Elles permettent simplement au RDPC d’étendre de plus en plus ses tentacules et son emprise liberticides sur le territoire afin de montrer aux yeux du monde que les Camerounais ont rejeté le multipartisme et la démocratie qu’ils jugent précipités et inadaptés pour leur pays.
Dans son rapport publié après les élections couplées de 2002, la fraude avait atteint les proportions telles que l’ONEL.

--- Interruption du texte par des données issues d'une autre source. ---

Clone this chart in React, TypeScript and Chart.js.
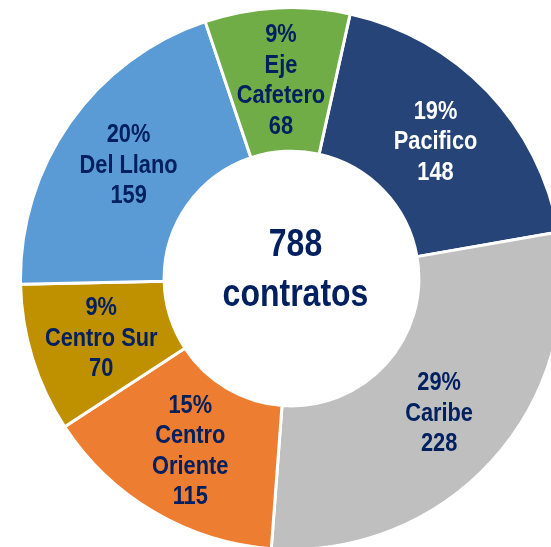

Pourtant totalement acquis au gouvernement en place, s’est vu contraint de révéler à son corps défendant qu’il a observé que « le carriérisme pousse les autorités administratives à être partisans ; que celles-ci ont beaucoup de mal à résister à l’influence et à la pression des élites extérieures dont l’immixtion intéressée dans les affaires « du village » est de plus en plus décriée et néfaste au déroulement serein des élections.
Que l’élite exerce tellement de chantage sur son pouvoir réel, ou supposé et l’imminence des sanctions en cas de résistance que les autorités administratives finissent généralement par céder.
Il se plaignait d’avoir relevé des cas plus que flagrants de violation de la loi dans la Bénoué-Ouest (un condamné candidat), Kumba-Centre (violences et fraudes), Balikumbat (violences), Bambous (Violences), Mifi (fraudes) et d’avoir soumis au MINATD une liste d’autorités administratives à sanctionner, propositions restées sans effet à ce jour.
De même, il déplorait que l’Administration ait rejeté des listes qu’il avait réhabilitées conformément à ses missions dans le Mungo et à Muyuka.